You can order just about anything through apps on your phone — including weed. Now, Google is changing its policies to stop that from happening.
The change can be found in the company’s updated Google Play policies.
“We don’t allow apps that facilitate the sale of marijuana or marijuana products, regardless of legality,” the new rule states.
It seems Google won’t be making any exceptions, even for places where weed is legal.
Some “common violations” that Google identifies include letting people order marijuana through an in-app shopping cart feature, arranging the delivery or pick up of marijuana, and selling products with THC.
A spokesperson told Gizmodo that apps have 30 days after launching to comply with the new policy. If violated, Google will only require the removal of the in-app shopping cart feature.
It’s not clear just how strict Google plans to be about these rules or why the change even came about. The company has been on a mission to make the Google Play store more suitable for children, but this ban may be overkill.
For the company, it makes sense to ban the sale of weed in areas where it’s not legal. However, ten states have legalized recreational and medicinal marijuana — including California — where Google is based.
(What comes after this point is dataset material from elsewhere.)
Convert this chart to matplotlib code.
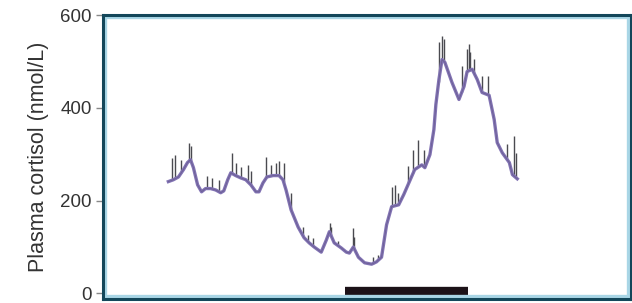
import numpy as np
import matplotlib.pyplot as plt
from matplotlib.patches import Rectangle

# horas (eixo sem rótulos) e cortisol plasmático suavizado
tempo = [2.97, 3.20, 3.43, 3.66, 3.84, 3.98, 4.11, 4.30, 4.48, 4.66, 4.89, 5.12,
         5.35, 5.49, 5.67, 5.81, 6.03, 6.26, 6.49, 6.72, 6.95, 7.09, 7.27, 7.45,
         7.73, 8.00, 8.18, 8.32, 8.55, 8.87, 9.14, 9.37, 9.60, 9.92, 10.15, 10.29,
         10.51, 10.83, 11.06, 11.20, 11.38, 11.61, 11.89, 12.21, 12.43, 12.66,
         12.89, 13.12, 13.44, 13.67, 13.90, 14.17, 14.49, 14.63, 14.86, 15.04,
         15.13, 15.27, 15.41, 15.54, 15.86, 16.18, 16.41, 16.55, 16.78, 17.01,
         17.23, 17.55, 17.78, 17.92, 18.15, 18.47, 18.61, 18.83]
cortisol = [241, 245, 251, 267, 282, 288, 271, 234, 219, 226, 226, 223,
            217, 221, 245, 260, 254, 249, 245, 234, 219, 219, 238, 251,
            254, 254, 245, 223, 180, 143, 120, 109, 100, 89, 115, 133,
            109, 98, 89, 87, 100, 78, 66, 63, 68, 78,
            148, 187, 191, 213, 238, 267, 277, 271, 299, 353,
            407, 461, 504, 498, 455, 418, 446, 478, 483, 461,
            433, 427, 375, 325, 303, 282, 256, 247]

# pulsos (amostras individuais): tempo, topo e base
pulso_t = [3.14, 3.29, 3.55, 3.90, 3.98, 4.74, 4.97, 5.27, 5.88, 6.03, 6.26,
           6.57, 6.72, 7.41, 7.63, 7.86, 8.01, 8.23, 8.55, 9.08, 9.31, 9.54,
           10.30, 10.38, 10.68, 11.37, 11.43, 12.28, 12.51, 13.12, 13.27, 13.43,
           13.88, 14.11, 14.34, 14.57, 15.25, 15.41, 15.48, 16.32, 16.55, 16.63,
           16.70, 16.85, 17.23, 17.51, 18.38, 18.68, 18.79]
pulso_topo = [292, 299, 288, 325, 317, 252, 249, 245, 303, 282, 273,
              277, 263, 295, 277, 281, 285, 282, 217, 144, 126, 120,
              151, 144, 112, 141, 122, 79, 83, 230, 234, 217,
              274, 310, 331, 310, 541, 555, 548, 490, 526, 537,
              520, 505, 468, 468, 321, 339, 303]
pulso_base = [247, 249, 259, 285, 288, 226, 225, 219, 258, 254, 249,
              243, 234, 249, 253, 254, 253, 240, 180, 124, 111, 102,
              133, 125, 103, 99, 96, 64, 71, 187, 189, 191,
              237, 260, 272, 274, 455, 504, 501, 435, 478, 480,
              482, 476, 433, 428, 287, 254, 249]

# período de sono
sono_inicio = 11.02
sono_fim = 16.59

y_ticks = [0, 200, 400, 600]

fig = plt.figure(figsize=(6.32, 3.03), dpi=100)
ax = fig.add_axes([103 / 632, 4 / 303, 528 / 632, 284 / 303])

ax.vlines(pulso_t, pulso_base, pulso_topo, colors='#4a4a50', linewidth=1.0, zorder=2)
ax.plot(tempo, cortisol, color='#8273b4', linewidth=2.4, zorder=3,
        solid_joinstyle='round')
ax.plot(tempo, cortisol, color='#5a4f7a', linewidth=0.7, alpha=0.5, zorder=4)

ax.plot([sono_inicio, sono_fim], [4.5, 4.5], color='#1c1218', linewidth=6,
        solid_capstyle='butt', zorder=5)

ax.set_xlim(0, 24)
ax.set_ylim(-12, 600)
ax.set_xticks([])
ax.set_yticks(y_ticks)
ax.tick_params(axis='y', length=5, width=1, color='#888888', labelcolor='#333333',
               labelsize=13.5, pad=3)
for lbl in ax.get_yticklabels():
    lbl.set_family('Liberation Sans')

ax.set_ylabel('Plasma cortisol (nmol/L)', fontsize=15.5, color='#333333',
              family='Liberation Sans', labelpad=8)

# moldura: borda escura + faixa azul clara interna
for s in ax.spines.values():
    s.set_color('#13475a')
    s.set_linewidth(2.2)
    s.set_zorder(7)
ax.add_patch(Rectangle((0, 0), 1, 1, transform=ax.transAxes, fill=False,
                       edgecolor='#a9d6e6', linewidth=6, zorder=6, clip_on=True))

fig.savefig('out.png', dpi=100)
Besides, a 2018 poll from Pew Research Center confirmed Americans are steadily changing their minds about marijuana. The poll found that 62 percent of Americans, including 74 percent of millennials, supported legalizing marijuana.
This ban isn’t going to stop people from using their phones to get marijuana, of course. Android users will still be able to download apps from elsewhere. However, with the cannabis industry booming, this is a weird move on Google’s part.